Designing network failover mechanisms including DNS redirection, BGP routing shifts, and load balancer reconfiguration.
Implementing storage replication strategies (synchronous vs. asynchronous) for databases across geographically dispersed sites.
Validating hypervisor-level replication tools against application consistency requirements for virtualized workloads.
Configuring cloud-based disaster recovery as a service (DRaaS) with provider-specific failover automation and bandwidth constraints.
Securing standby environments with equivalent access controls and network segmentation as primary production systems.

Module 3: Data Protection and Backup Governance

Enforcing backup retention policies that comply with legal, regulatory, and audit requirements across data types.
Implementing immutable backups to protect against ransomware and unauthorized deletion in shared storage systems.
Validating backup integrity through periodic restore testing of full systems, databases, and configuration files.
Managing encryption key lifecycle for backups stored offsite or in public cloud repositories.
Coordinating backup schedules to avoid resource contention during peak operational hours.
Establishing ownership and approval workflows for backup configuration changes in multi-team environments.

Module 4: Orchestrating Failover and Failback Procedures

Developing runbooks that specify manual and automated steps for initiating failover with role-based responsibilities.
Testing failover automation scripts in isolated environments to prevent unintended production impacts.
Managing DNS TTL values and cache propagation delays during domain redirection to recovery sites.
Coordinating application-level reinitialization tasks such as cache warming and connection pool resets post-failover.
Defining criteria for declaring a disaster resolved and initiating controlled failback operations.
Re-synchronizing data changes from recovery systems back to primary environments without data loss or duplication.

Module 5: Testing and Validation of Recovery Capabilities

Scheduling recovery tests during maintenance windows to minimize disruption while maintaining test realism.
Using synthetic transactions to verify service functionality post-recovery without relying on user traffic.
Conducting tabletop exercises with incident response teams to validate decision-making under simulated outages.
Measuring actual RTO and RPO performance against targets and documenting variances for process improvement.
Isolating test environments to prevent network or data contamination during recovery drills.
Obtaining sign-off from business stakeholders after successful test outcomes to confirm operational readiness.

Module 6: Incident Response Integration and Communication

Integrating disaster recovery activation into the enterprise incident management workflow with defined escalation paths.
Establishing communication protocols for notifying internal teams, customers, and regulators during extended outages.
Assigning roles such as recovery coordinator, communications lead, and technical lead during declared disaster events.
Maintaining up-to-date contact trees and redundant communication channels for crisis coordination.
Logging all recovery actions and decisions for post-incident review and regulatory reporting.
Coordinating with public relations to manage external messaging without compromising technical recovery efforts.

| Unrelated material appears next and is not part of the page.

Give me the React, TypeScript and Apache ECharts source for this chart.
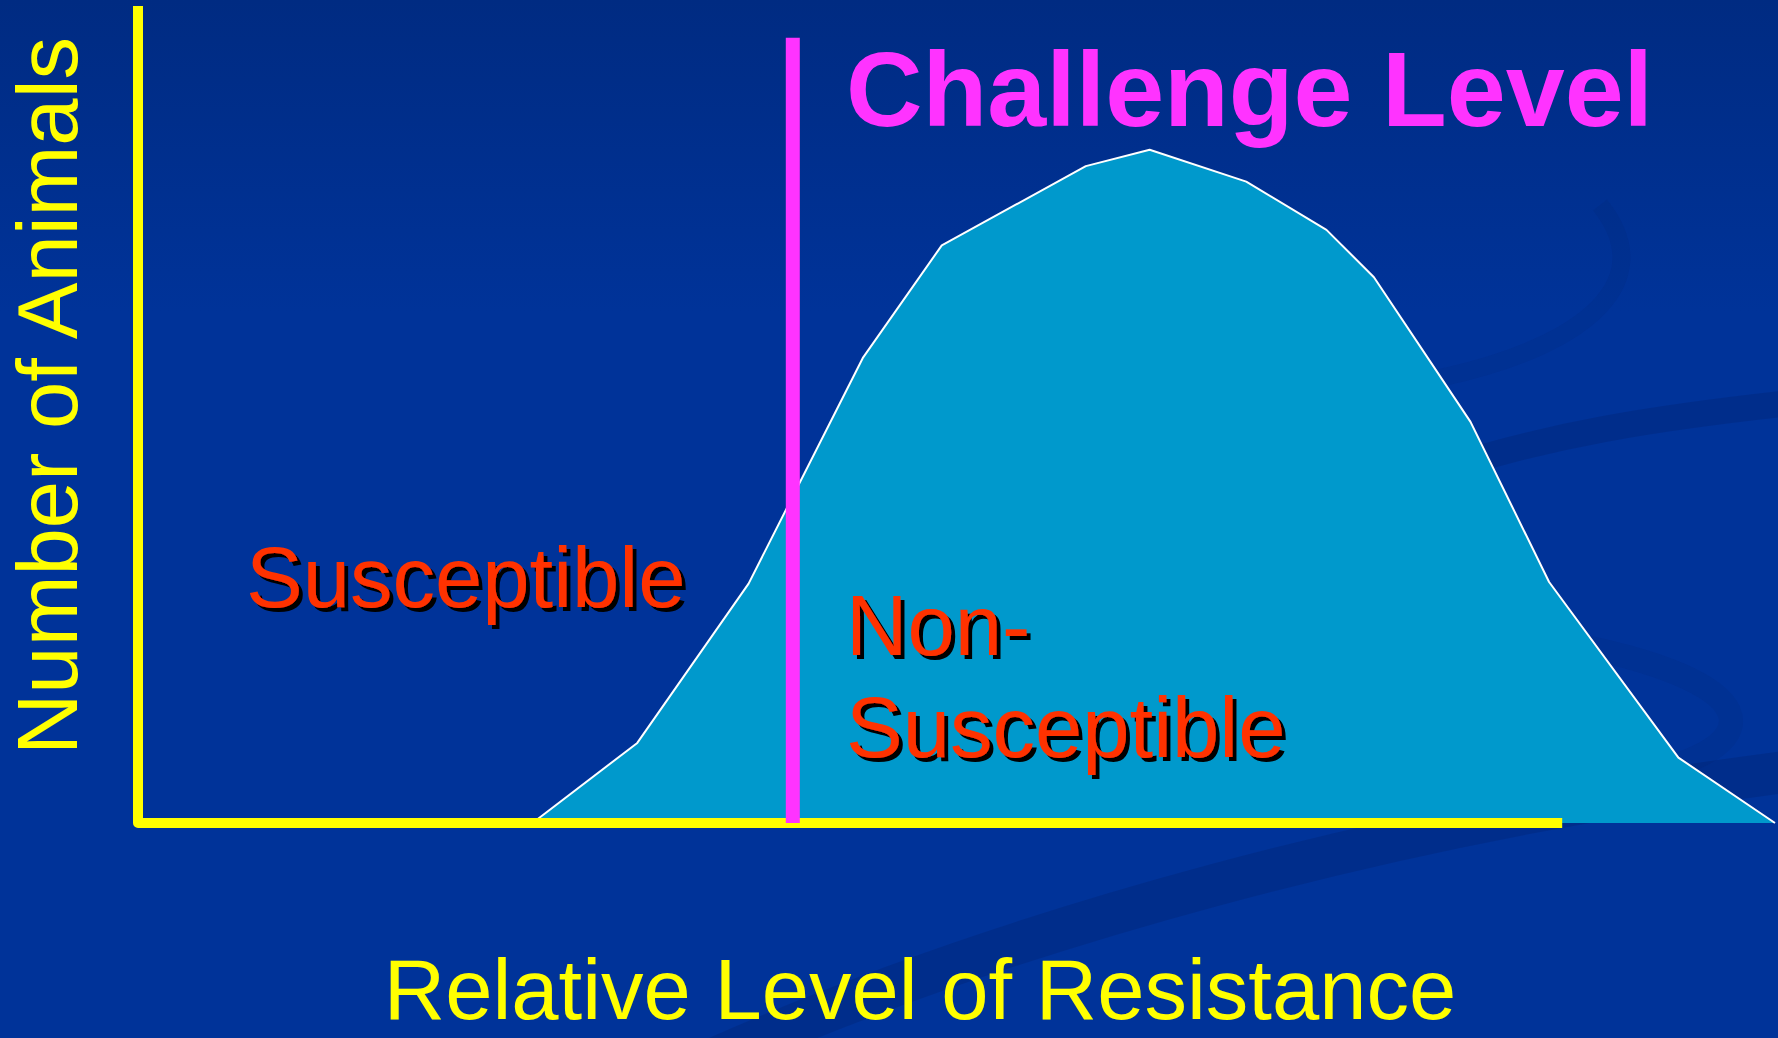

Module 7: Continuous Improvement and Compliance Oversight

Conducting post-mortems after every recovery test or actual event to identify process gaps and technical debt.
Updating recovery documentation to reflect changes in infrastructure, applications, or organizational structure.
Aligning disaster recovery controls with compliance frameworks such as ISO 27001, SOC 2, or HIPAA.
Performing annual risk assessments to evaluate emerging threats to recovery capabilities.
Managing audit trails for recovery plan access, modifications, and test results to support compliance verification.
Allocating budget and resources for maintaining standby systems that are not in active production use.

Module 8: Cloud and Multi-Provider Recovery Strategies

Designing cross-cloud failover workflows between AWS, Azure, and GCP while managing identity federation and network peering.
Evaluating data egress costs and transfer times when replicating large datasets between cloud providers.
Implementing consistent tagging and resource naming conventions to support automated recovery across cloud accounts.
Managing API rate limits and service quotas that could impact recovery automation in cloud environments.
Establishing contractual SLAs with multiple cloud providers to ensure recovery support during regional outages.
Securing cross-account access roles and recovery tooling to prevent privilege escalation during failover operations.